→ Exercise directions: Return the whole listing, line for line, without the pictures in it.

→ Data lines:

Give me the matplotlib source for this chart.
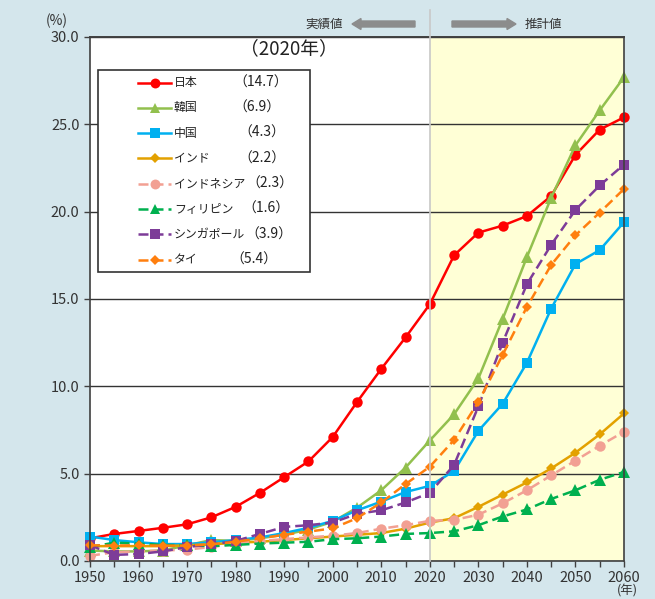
import matplotlib
matplotlib.use("Agg")
import matplotlib.pyplot as plt
from matplotlib.lines import Line2D
from matplotlib.patches import Rectangle, FancyArrow

plt.rcParams['font.family'] = ['Noto Sans CJK JP', 'DejaVu Sans']

years = list(range(1950, 2061, 5))

names = ["日本", "韓国", "中国", "インド", "インドネシア", "フィリピン", "シンガポール", "タイ"]

japan = [1.3, 1.55, 1.72, 1.9, 2.1, 2.5, 3.1, 3.9, 4.8, 5.7, 7.1, 9.1, 11.0, 12.8, 14.7,
         17.5, 18.8, 19.2, 19.75, 20.9, 23.25, 24.7, 25.4]
korea = [0.6, 0.55, 0.55, 0.6, 0.9, 1.2, 1.15, 1.3, 1.5, 1.8, 2.25, 3.05, 4.05, 5.35, 6.9,
         8.4, 10.45, 13.85, 17.4, 20.8, 23.8, 25.8, 27.7]
china = [1.4, 1.2, 1.07, 0.97, 0.97, 1.07, 1.2, 1.35, 1.6, 1.9, 2.3, 2.9, 3.4, 3.95, 4.3,
         5.15, 7.45, 9.0, 11.35, 14.45, 17.0, 17.8, 19.4]
india = [0.85, 0.85, 0.85, 0.85, 0.9, 0.95, 1.05, 1.1, 1.2, 1.3, 1.4, 1.5, 1.6, 1.85, 2.2,
         2.45, 3.1, 3.8, 4.5, 5.3, 6.2, 7.25, 8.45]
indonesia = [0.3, 0.5, 0.55, 0.6, 0.65, 0.8, 1.0, 1.15, 1.25, 1.35, 1.45, 1.6, 1.85, 2.05, 2.3,
             2.35, 2.65, 3.3, 4.05, 4.9, 5.75, 6.6, 7.4]
philippines = [0.8, 1.05, 1.0, 0.92, 0.9, 0.85, 0.92, 1.0, 1.05, 1.1, 1.25, 1.3, 1.4, 1.55, 1.6,
               1.7, 2.05, 2.55, 2.95, 3.55, 4.05, 4.65, 5.1]
singapore = [0.9, 0.35, 0.4, 0.55, 0.8, 0.95, 1.15, 1.55, 1.95, 2.05, 2.2, 2.7, 2.9, 3.35, 3.9,
             5.5, 8.85, 12.5, 15.85, 18.1, 20.1, 21.5, 22.7]
thailand = [0.9, 0.88, 0.9, 0.88, 0.88, 0.96, 1.1, 1.3, 1.5, 1.68, 1.87, 2.45, 3.35, 4.4, 5.4,
            6.93, 9.1, 11.8, 14.55, 16.95, 18.65, 19.95, 21.3]

series = [japan, korea, china, india, indonesia, philippines, singapore, thailand]
colors = ["#ff0000", "#92c04e", "#00b0f0", "#e3a100", "#f2a093", "#00b04f", "#7d3c98", "#ff7f0e"]
markers = ["o", "^", "s", "D", "o", "^", "s", "D"]
msizes = [7.5, 8, 7, 5, 7.5, 8, 7, 5.5]
styles = ["-", "-", "-", "-", "--", "--", "--", "--"]

x_ticks = list(range(1950, 2061, 10))
y_ticks = [0, 5, 10, 15, 20, 25, 30]
base_year = 2020

W, H = 655, 599
fig = plt.figure(figsize=(W / 100, H / 100), dpi=100)
fig.patch.set_facecolor("#d4e6ec")

L, R, T, B = 90, 624, 37, 561
ax = fig.add_axes([L / W, 1 - B / H, (R - L) / W, (B - T) / H])
ax.set_facecolor("white")
ax.set_xlim(1950, 2060)
ax.set_ylim(0, 30)

# projection period shading
ax.axvspan(base_year, 2060, color="#ffffd6", zorder=0)
ax.set_yticks(y_ticks)
ax.yaxis.grid(True, color="#333333", linewidth=1)
ax.set_axisbelow(True)

for s, c, m, ms, ls in zip(series, colors, markers, msizes, styles):
    kw = dict(color=c, marker=m, markersize=ms, linewidth=1.8, linestyle=ls,
              clip_on=False, markeredgewidth=0)
    if ls == "--":
        kw["dashes"] = (4, 2)
    ax.plot(years, s, **kw)

ax.set_xticks(x_ticks)
ax.set_xticks(years, minor=True)
ax.set_yticklabels([f"{v:.1f}" for v in y_ticks])
ax.tick_params(axis="both", which="both", direction="out", colors="#404040",
               labelcolor="#333333", labelsize=10.5, length=4, width=1)
ax.tick_params(axis="x", pad=3)
for sp in ax.spines.values():
    sp.set_color("#404040")
    sp.set_linewidth(1.2)

# boundary between actual and projected values
fig.add_artist(Line2D([430 / W, 430 / W], [1 - B / H, 1 - 10 / H], color="#c8c8c8", lw=1.2))
ax.axhline(30, color="#404040", lw=1.2, clip_on=False)

# arrows and labels above the plot
ay = 1 - 24 / H
fig.add_artist(FancyArrow(415 / W, ay, -63 / W, 0, width=6 / H, head_width=11 / H,
                          head_length=9 / W, length_includes_head=True,
                          color="#8c8c8c", transform=fig.transFigure))
fig.add_artist(FancyArrow(452 / W, ay, 64 / W, 0, width=6 / H, head_width=11 / H,
                          head_length=9 / W, length_includes_head=True,
                          color="#8c8c8c", transform=fig.transFigure))
fig.text(324 / W, ay, "実績値", ha="center", va="center", fontsize=9, color="#333333")
fig.text(543 / W, ay, "推計値", ha="center", va="center", fontsize=9, color="#333333")

fig.text(57 / W, 1 - 21 / H, "(%)", ha="center", va="center", fontsize=10, color="#333333")
fig.text(627 / W, 1 - 591 / H, "(年)", ha="center", va="center", fontsize=9, color="#333333")


def ax_xy(px, py):
    return (px - L) / (R - L), (B - py) / (B - T)


ax.text(*ax_xy(289, 49), "（2020年）", transform=ax.transAxes, ha="center", va="center",
        fontsize=13.5, color="#222222")

# legend panel
x0, y0 = ax_xy(98, 272)
x1, y1 = ax_xy(310, 70)
ax.add_patch(Rectangle((x0, y0), x1 - x0, y1 - y0, transform=ax.transAxes,
                       facecolor="white", edgecolor="#333333", lw=1.2, zorder=5))
idx = years.index(base_year)
value_x = [233, 233, 238, 238, 246, 242, 245, 230]
for i, (n, s, c, m, ms, ls) in enumerate(zip(names, series, colors, markers, msizes, styles)):
    ry = 82.5 + i * 25.3
    la, yy = ax_xy(138, ry)
    lb, _ = ax_xy(171, ry)
    lm, _ = ax_xy(154.5, ry)
    kw = dict(color=c, linewidth=1.8, linestyle=ls, transform=ax.transAxes, zorder=6)
    if ls == "--":
        kw["dashes"] = (4, 2)
    ax.add_line(Line2D([la, lb], [yy, yy], **kw))
    ax.add_line(Line2D([lm], [yy], marker=m, markersize=ms * 0.95, color=c,
                       markeredgewidth=0, transform=ax.transAxes, zorder=7))
    tx, _ = ax_xy(174, ry)
    ax.text(tx, yy, n, transform=ax.transAxes, ha="left", va="center",
            fontsize=8.6, color="#222222", zorder=7)
    vx, _ = ax_xy(value_x[i], ry)
    ax.text(vx, yy, f"（{s[idx]:.1f}）", transform=ax.transAxes, ha="left", va="center",
            fontsize=10, color="#222222", zorder=7)

fig.savefig("out.png", dpi=100, facecolor=fig.get_facecolor())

→ Output for this task:
Give me the matplotlib source for this chart.
import matplotlib
matplotlib.use("Agg")
import matplotlib.pyplot as plt
from matplotlib.lines import Line2D
from matplotlib.patches import Rectangle, FancyArrow

plt.rcParams['font.family'] = ['Noto Sans CJK JP', 'DejaVu Sans']

years = list(range(1950, 2061, 5))

names = ["日本", "韓国", "中国", "インド", "インドネシア", "フィリピン", "シンガポール", "タイ"]

japan = [1.3, 1.55, 1.72, 1.9, 2.1, 2.5, 3.1, 3.9, 4.8, 5.7, 7.1, 9.1, 11.0, 12.8, 14.7,
         17.5, 18.8, 19.2, 19.75, 20.9, 23.25, 24.7, 25.4]
korea = [0.6, 0.55, 0.55, 0.6, 0.9, 1.2, 1.15, 1.3, 1.5, 1.8, 2.25, 3.05, 4.05, 5.35, 6.9,
         8.4, 10.45, 13.85, 17.4, 20.8, 23.8, 25.8, 27.7]
china = [1.4, 1.2, 1.07, 0.97, 0.97, 1.07, 1.2, 1.35, 1.6, 1.9, 2.3, 2.9, 3.4, 3.95, 4.3,
         5.15, 7.45, 9.0, 11.35, 14.45, 17.0, 17.8, 19.4]
india = [0.85, 0.85, 0.85, 0.85, 0.9, 0.95, 1.05, 1.1, 1.2, 1.3, 1.4, 1.5, 1.6, 1.85, 2.2,
         2.45, 3.1, 3.8, 4.5, 5.3, 6.2, 7.25, 8.45]
indonesia = [0.3, 0.5, 0.55, 0.6, 0.65, 0.8, 1.0, 1.15, 1.25, 1.35, 1.45, 1.6, 1.85, 2.05, 2.3,
             2.35, 2.65, 3.3, 4.05, 4.9, 5.75, 6.6, 7.4]
philippines = [0.8, 1.05, 1.0, 0.92, 0.9, 0.85, 0.92, 1.0, 1.05, 1.1, 1.25, 1.3, 1.4, 1.55, 1.6,
               1.7, 2.05, 2.55, 2.95, 3.55, 4.05, 4.65, 5.1]
singapore = [0.9, 0.35, 0.4, 0.55, 0.8, 0.95, 1.15, 1.55, 1.95, 2.05, 2.2, 2.7, 2.9, 3.35, 3.9,
             5.5, 8.85, 12.5, 15.85, 18.1, 20.1, 21.5, 22.7]
thailand = [0.9, 0.88, 0.9, 0.88, 0.88, 0.96, 1.1, 1.3, 1.5, 1.68, 1.87, 2.45, 3.35, 4.4, 5.4,
            6.93, 9.1, 11.8, 14.55, 16.95, 18.65, 19.95, 21.3]

series = [japan, korea, china, india, indonesia, philippines, singapore, thailand]
colors = ["#ff0000", "#92c04e", "#00b0f0", "#e3a100", "#f2a093", "#00b04f", "#7d3c98", "#ff7f0e"]
markers = ["o", "^", "s", "D", "o", "^", "s", "D"]
msizes = [7.5, 8, 7, 5, 7.5, 8, 7, 5.5]
styles = ["-", "-", "-", "-", "--", "--", "--", "--"]

x_ticks = list(range(1950, 2061, 10))
y_ticks = [0, 5, 10, 15, 20, 25, 30]
base_year = 2020

W, H = 655, 599
fig = plt.figure(figsize=(W / 100, H / 100), dpi=100)
fig.patch.set_facecolor("#d4e6ec")

L, R, T, B = 90, 624, 37, 561
ax = fig.add_axes([L / W, 1 - B / H, (R - L) / W, (B - T) / H])
ax.set_facecolor("white")
ax.set_xlim(1950, 2060)
ax.set_ylim(0, 30)

# projection period shading
ax.axvspan(base_year, 2060, color="#ffffd6", zorder=0)
ax.set_yticks(y_ticks)
ax.yaxis.grid(True, color="#333333", linewidth=1)
ax.set_axisbelow(True)

for s, c, m, ms, ls in zip(series, colors, markers, msizes, styles):
    kw = dict(color=c, marker=m, markersize=ms, linewidth=1.8, linestyle=ls,
              clip_on=False, markeredgewidth=0)
    if ls == "--":
        kw["dashes"] = (4, 2)
    ax.plot(years, s, **kw)

ax.set_xticks(x_ticks)
ax.set_xticks(years, minor=True)
ax.set_yticklabels([f"{v:.1f}" for v in y_ticks])
ax.tick_params(axis="both", which="both", direction="out", colors="#404040",
               labelcolor="#333333", labelsize=10.5, length=4, width=1)
ax.tick_params(axis="x", pad=3)
for sp in ax.spines.values():
    sp.set_color("#404040")
    sp.set_linewidth(1.2)

# boundary between actual and projected values
fig.add_artist(Line2D([430 / W, 430 / W], [1 - B / H, 1 - 10 / H], color="#c8c8c8", lw=1.2))
ax.axhline(30, color="#404040", lw=1.2, clip_on=False)

# arrows and labels above the plot
ay = 1 - 24 / H
fig.add_artist(FancyArrow(415 / W, ay, -63 / W, 0, width=6 / H, head_width=11 / H,
                          head_length=9 / W, length_includes_head=True,
                          color="#8c8c8c", transform=fig.transFigure))
fig.add_artist(FancyArrow(452 / W, ay, 64 / W, 0, width=6 / H, head_width=11 / H,
                          head_length=9 / W, length_includes_head=True,
                          color="#8c8c8c", transform=fig.transFigure))
fig.text(324 / W, ay, "実績値", ha="center", va="center", fontsize=9, color="#333333")
fig.text(543 / W, ay, "推計値", ha="center", va="center", fontsize=9, color="#333333")

fig.text(57 / W, 1 - 21 / H, "(%)", ha="center", va="center", fontsize=10, color="#333333")
fig.text(627 / W, 1 - 591 / H, "(年)", ha="center", va="center", fontsize=9, color="#333333")


def ax_xy(px, py):
    return (px - L) / (R - L), (B - py) / (B - T)


ax.text(*ax_xy(289, 49), "（2020年）", transform=ax.transAxes, ha="center", va="center",
        fontsize=13.5, color="#222222")

# legend panel
x0, y0 = ax_xy(98, 272)
x1, y1 = ax_xy(310, 70)
ax.add_patch(Rectangle((x0, y0), x1 - x0, y1 - y0, transform=ax.transAxes,
                       facecolor="white", edgecolor="#333333", lw=1.2, zorder=5))
idx = years.index(base_year)
value_x = [233, 233, 238, 238, 246, 242, 245, 230]
for i, (n, s, c, m, ms, ls) in enumerate(zip(names, series, colors, markers, msizes, styles)):
    ry = 82.5 + i * 25.3
    la, yy = ax_xy(138, ry)
    lb, _ = ax_xy(171, ry)
    lm, _ = ax_xy(154.5, ry)
    kw = dict(color=c, linewidth=1.8, linestyle=ls, transform=ax.transAxes, zorder=6)
    if ls == "--":
        kw["dashes"] = (4, 2)
    ax.add_line(Line2D([la, lb], [yy, yy], **kw))
    ax.add_line(Line2D([lm], [yy], marker=m, markersize=ms * 0.95, color=c,
                       markeredgewidth=0, transform=ax.transAxes, zorder=7))
    tx, _ = ax_xy(174, ry)
    ax.text(tx, yy, n, transform=ax.transAxes, ha="left", va="center",
            fontsize=8.6, color="#222222", zorder=7)
    vx, _ = ax_xy(value_x[i], ry)
    ax.text(vx, yy, f"（{s[idx]:.1f}）", transform=ax.transAxes, ha="left", va="center",
            fontsize=10, color="#222222", zorder=7)

fig.savefig("out.png", dpi=100, facecolor=fig.get_facecolor())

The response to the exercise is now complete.